While the payments industry scrambles to meet new standards for APIs, the FCA grants an extension for SCA compliance.

By Christian F. McDermott, Jagveen Tyndall, and Amy Smyth

In an effort to evaluate the readiness of banks to comply with the revised EU Payment Services Directive (PSD2), Tink, a banking platform and data provider, has reported that it tested 84 application programme interfaces (APIs) spanning 2,500 banks and 12 European markets. According to Tink the results showed that none of these APIs were sufficiently robust to meet the new regulatory standards. Separately, the UK’s Financial Conduct Authority (FCA) has delayed the implementation of the strong customer authentication (SCA) requirements introduced by PSD2 to enhance the security of all electronic payment services.

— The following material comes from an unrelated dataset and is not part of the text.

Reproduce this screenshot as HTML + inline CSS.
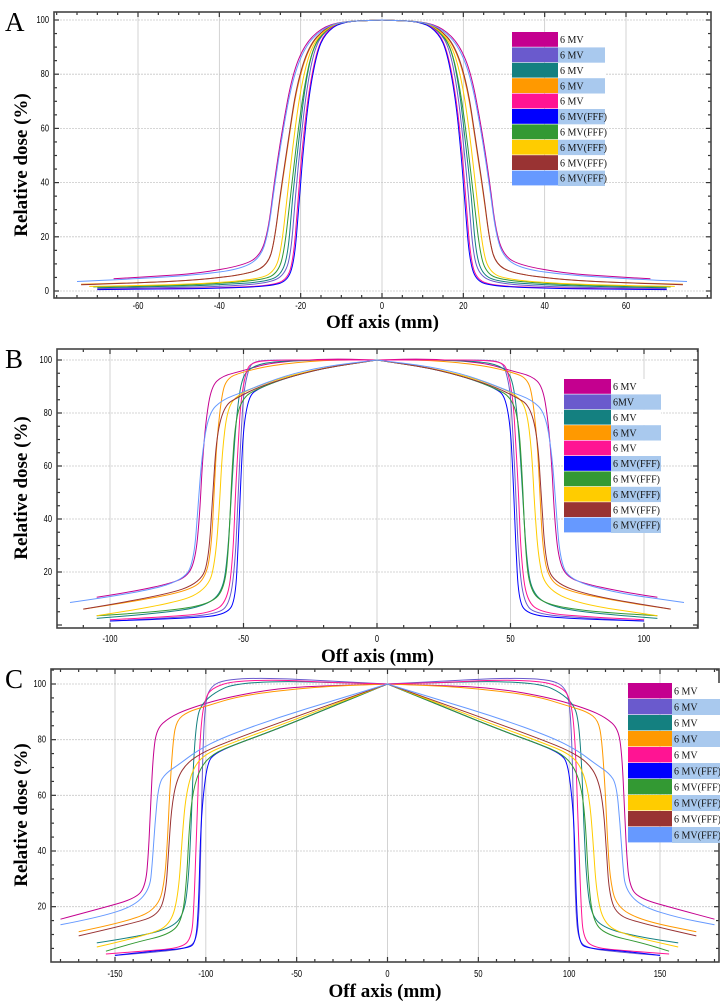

As the authors of this post explained in a May 2019 post, PSD2’s regulatory technical standards on SCA are set to come into force on 14 September 2019. PSD2 allows third-party providers (TPPs) to build payment services infrastructure upon the existing platforms of financial institutions; such institutions must provide TPPs with access to client account information via open APIs if the client has given their consent. Financial institutions can provide TPPs with such access by either constructing dedicated interfaces built on these APIs or adjusting existing customer interfaces.

APIs on a Cliff Edge?

Tink used several criteria to measure the technical readiness of the proposed APIs to support payment services; its findings are available here. Tink’s report concludes that these APIs fall short on several grounds, ranging from insufficient accessibility to incomplete explanatory documentation and unsatisfactory functionality for TPPs to readily identify themselves.

Banks, TPPs, and other financial institutions should ensure compliance with API standards. Failure to comply could impact all sides, potentially compromise financial services for millions of consumers, and create a “cliff-edge scenario”, as outlined in Tink’s report.

Furthermore, PSD2 allows institutions that are building dedicated interfaces to seek an exemption from also providing a “contingency mechanism” with “fall-back” access. The FCA received exemption requests between 14 January 2019 and 14 June 2019. How many exemptions will be granted is unclear; however, if existing APIs are inadequate, TPPs and ultimately end users may be adversely impacted.

All is not lost. Tink’s report suggests that, in many instances, solving present shortcomings would not require monumental changes to APIs; often the question is one of improvement rather than a complete reinvention. For example, it said that meaningful improvements could be achieved by simply taking the following steps:

  • Restructuring existing instructions manuals advising TPPs on their proposed integration with new APIs to make them more comprehensible
  • Including relevant specifications and transparent descriptions

In parallel, traditional financial services providers may look to diversify the use of APIs. According to an Accenture report, challenger banks are moving beyond the APIs simply required to ensure compliance with PSD2 and moving into “value-add APIs”. In these platforms, offerings are much broader, whereby institutions focus on a core product (such as a current account) and simultaneously give customers access to a full suite of services from other providers, providing for an enhanced consumer experience.

An Extension for SCA Compliance

Notwithstanding that the diversification in the use of APIs is clearly a positive development, the general unpreparedness of the financial services industry to ensure PSD2 compliance has been noted, particularly in relation to SCA readiness (see this blog’s 18 June 2019 post). The European Banking Authority released an opinion on 21 June 2019, acknowledging that “on an exceptional basis and in order to avoid unintended negative consequences for some payment service users after 14 September 2019, [competent authorities may] … provide limited additional time to allow issuers to migrate to authentication approaches that are compliant with SCA” (italics added).

On 13 August 2019, the FCA accordingly confirmed an 18-month phased implementation plan for SCA in relation to e-commerce transactions, to give card issuers, payments firms, and online retailers more time to ensure compliance. The FCA confirmed this phased plan in a Dear CEO letter published on 20 August 2019. Significantly, the FCA has confirmed that it will not take enforcement action against firms within the scope of the plan that do not meet the relevant requirements by 14 September 2019, if there is evidence that they have taken necessary steps to comply with the plan. However, the FCA expects all firms to have made the necessary changes and required testing to apply SCA for online sales by March 2021.

Financial institutions and the payments industry would likely welcome a similar transition period for APIs. Whether the EBA, and national regulators, will grant such a period remains to be seen — and there is not a lot of time left on the clock. Meanwhile, impacted organisations should continue to work toward implementing compliant APIs by the current 14 September deadline.